A leader learns to follow
When I used to tell my grandson that I was going to put on my "boogie boots," he knew that I was not talking about dancing or surfing. My boogie boots were brown high-topped work boots with steel toes. They gave me a sense of confidence. I was in control and ready for anything from working in my pottery studio to trekking in the woods.
My grandson would follow me from the studio to the kiln shed and back again, up and down the little hill that separated the two buildings.
He also loved hiking. When the trail was narrow, he'd say, "You go first, Har, Little Jim's gonna follow your boots."
He was my "Little Jim" and I was his "Har," a name that resulted from his initial inability to pronounce "Grandma."
He was also my traveling companion on trips to get supplies and to visit friends and relatives in other parts of Ohio. Once, when he was 4, I somewhat jokingly asked him if he wanted "to go with Har on the airplane" (to visit my daughter in San Diego). He eagerly accepted.
Our lives changed when he entered school and I began to teach. When he was 12 years old, I moved from Ohio to New Jersey, but we remained close. I made frequent trips back to Ohio and we wrote letters. He visited me in New Jersey. He loved exploring Manhattan as much as he had loved our hikes in the woods.
In the meantime, my boogie boots became forgotten in the mudroom of my son's farm. I did not seem to have much need for them in New Jersey.
After graduating from high school, Jim joined the Navy. He was not ready for college and wanted to get out of rural southeastern Ohio. He was eventually assigned to the USS Russell, a destroyer based in Pearl Harbor. E-mail made it easy to stay in touch.
Then, in the winter of 2000, he announced that there were plans for a "family cruise" to the Big Island. For one weekend, the Russell would become a cruise vessel for the families of sailors assigned to her. The ship would depart from Pearl Harbor.
The inability of my son and daughter-in-law to go on the voyage made it even more important that I go, and I began to make plans with Jim. This would be the first time that he would play the role of host, and he was looking forward to it.
I was surprised at how meticulously he had planned everything.
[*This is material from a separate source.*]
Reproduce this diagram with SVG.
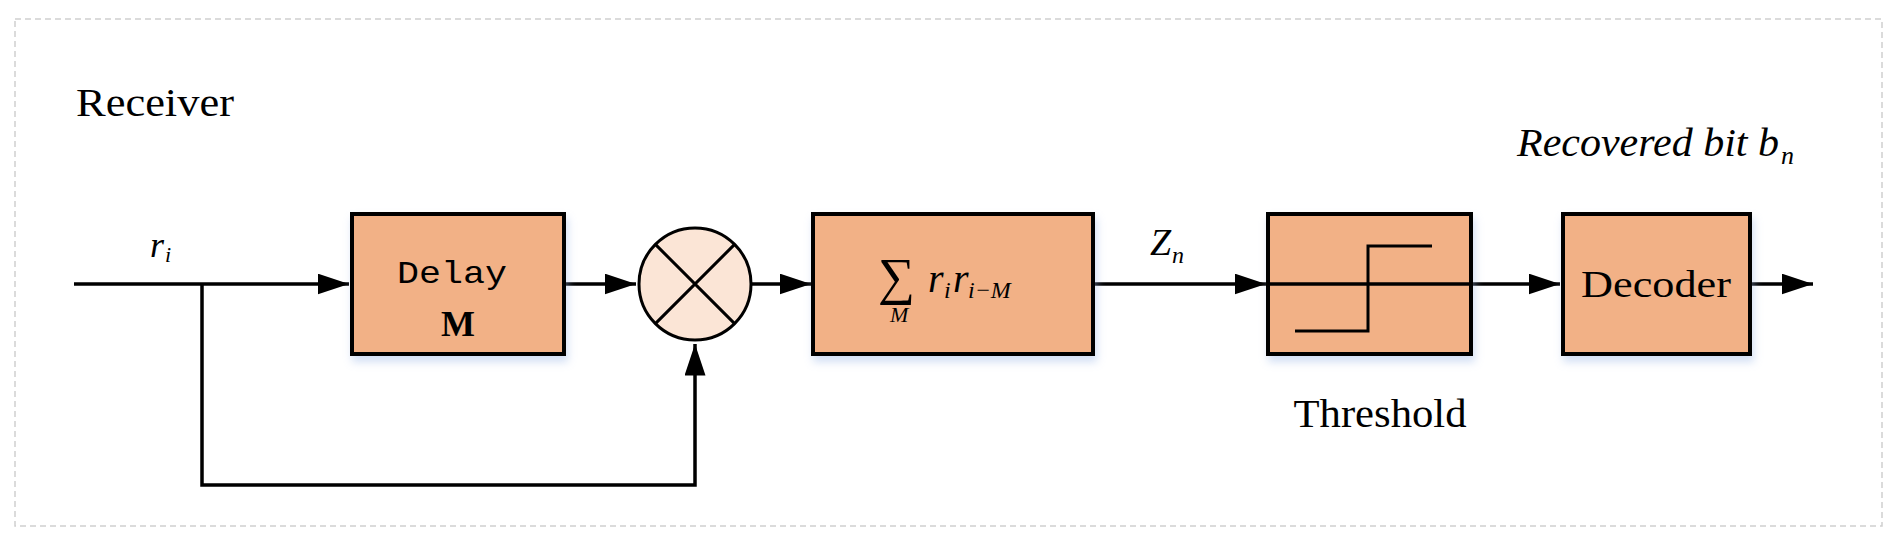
<svg xmlns="http://www.w3.org/2000/svg" width="1900" height="548" viewBox="0 0 1900 548">
<style>
.box{fill:#F2B186;stroke:#000;stroke-width:4;filter:url(#sh)}
.ln{fill:none;stroke:#000;stroke-width:3.5}
.t{font-family:"Liberation Serif",serif;fill:#000}
.i{font-style:italic}
</style>
<defs>
<marker id="ar" markerWidth="9" markerHeight="6" refX="9" refY="3" orient="auto" markerUnits="strokeWidth"><path d="M0,0L9,3L0,6z" fill="#000"/></marker>
<filter id="sh" x="-10%" y="-10%" width="120%" height="130%"><feDropShadow dx="2" dy="6" stdDeviation="4" flood-color="#9DB8E8" flood-opacity="0.45"/></filter>
</defs>
<rect x="15" y="19" width="1867" height="507" fill="none" stroke="#D0D0D0" stroke-width="1.5" stroke-dasharray="6,4"/>
<text class="t" x="76" y="116" font-size="40" textLength="158" lengthAdjust="spacingAndGlyphs">Receiver</text>
<text class="t i" x="1517" y="156" font-size="40" textLength="262" lengthAdjust="spacingAndGlyphs">Recovered bit b</text>
<text class="t i" x="1781" y="164" font-size="26">n</text>
<text class="t i" x="150" y="257" font-size="36">r</text><text class="t i" x="165" y="262" font-size="22">i</text>
<text class="t i" x="1150" y="255" font-size="38">Z</text><text class="t i" x="1172" y="263" font-size="24">n</text>
<g id="connectors">
<path class="ln" d="M74,284H349" marker-end="url(#ar)"/>
<path class="ln" d="M202,284V485H695V344" stroke-width="3" marker-end="url(#ar)"/>
<path class="ln" d="M564,284H636" marker-end="url(#ar)"/>
<path class="ln" d="M751,284H811" marker-end="url(#ar)"/>
<path class="ln" d="M1093,284H1266" marker-end="url(#ar)"/>
<path class="ln" d="M1268,284H1560" marker-end="url(#ar)"/>
<path class="ln" d="M1750,284H1813" marker-end="url(#ar)"/>
</g>
<g id="delay">
<rect class="box" x="352" y="214" width="212" height="140"/>
<text x="452" y="283" font-family="Liberation Mono,monospace" font-size="32" text-anchor="middle" textLength="110" lengthAdjust="spacingAndGlyphs">Delay</text>
<text class="t" x="458" y="336" font-size="36" font-weight="bold" text-anchor="middle">M</text>
</g>
<g id="multiplier">
<circle cx="695" cy="284" r="56" fill="#FBE5D6" stroke="#000" stroke-width="3"/>
<path d="M655.4,244.4L734.6,323.6M734.6,244.4L655.4,323.6" stroke="#000" stroke-width="3"/>
</g>
<g id="sum">
<rect class="box" x="813" y="214" width="280" height="140"/>
<text class="t" x="878" y="294" font-size="52">∑</text>
<text class="t i" x="890" y="322" font-size="22">M</text>
<text class="t i" x="928" y="292" font-size="40">r</text><text class="t i" x="944" y="298" font-size="24">i</text>
<text class="t i" x="953" y="292" font-size="40">r</text><text class="t i" x="968" y="298" font-size="24">i−M</text>
</g>
<g id="threshold">
<rect class="box" x="1268" y="214" width="203" height="140"/>
<path d="M1295,331H1368V246H1432" fill="none" stroke="#000" stroke-width="3"/>
<line x1="1268" y1="284" x2="1471" y2="284" stroke="#000" stroke-width="3.5"/>
<text class="t" x="1380" y="427" font-size="40" text-anchor="middle" textLength="173" lengthAdjust="spacingAndGlyphs">Threshold</text>
</g>
<g id="decoder">
<rect class="box" x="1563" y="214" width="187" height="140"/>
<text class="t" x="1656" y="297" font-size="38" text-anchor="middle" textLength="150" lengthAdjust="spacingAndGlyphs">Decoder</text>
</g>
</svg>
A rental car awaited us when we arrived in Kona, and after a two-hour drive, we arrived at the military campground near Volcanoes National Park.
Early the next morning, we set out to explore our surroundings. We had walked only a short distance along one of the main roads when we were drawn to a trail by a sign pointing to some steam vents. That was the beginning of an 11-mile hike that looped around Kilauea's summit caldera.
We did not plan to hike the entire Crater Rim Trail when we set out, but we were enticed by signs telling us that it was only one mile, or two, until we would be at the Kilauea Iki Overlook or the Thurston Lava Tube - so we continued.
When we reached a point in the trail where we were about to enter a very desolate, arid area, we calculated the distance we had already traversed. If we were not halfway around the loop, we were close to it. The trail ahead of us (if you could call it that) looked rough.
Should we continue on or turn back? We looked at each other and, without exchanging a word, forged ahead.
I later learned the Crater Rim Trail is considered "challenging," but it was nothing compared to the hike that Jim proposed for that evening - a trek across lava fields to where an active volcano spewed molten rock and lava into the sea.
It was late afternoon when we set out. Though we had encountered some lava flows on our earlier hike, I was in no way prepared for what confronted us now.
Devastated land stretched before us. The lava flows were all different: black on black, glossy and matte, smooth and spiny. Sometimes they formed sinewy ropes or had solidified into undulating, hummocky surfaces that resembled shiny, black taffy. In other instances, they were made of rough, jagged fragments and the landscape resembled a treacherous war zone of bombed-out buildings.
For the first time in many years, I longed for my boogie boots.
Jim could see that he was not dealing with his usually intrepid Har. He smiled at me and said: "Follow me and step exactly where I step."
I looked across the hardened sea of lava to where the steam was rising in the distance. That was our destination, but my eyes were not on that goal. They were glued to my grandson's black combat boots, similar in so many ways to my boogie boots, which had always given me a sense of control.
Step by step, I followed his boots. I realized that our roles had reversed. I was depending on him in much the same way he had depended on me when he was "Little Jim" and followed in my footsteps.
I knew there would still be many times when I would be in control but, on that hike with my grandson, during that wonderful summer, I learned the joy of relying on someone else.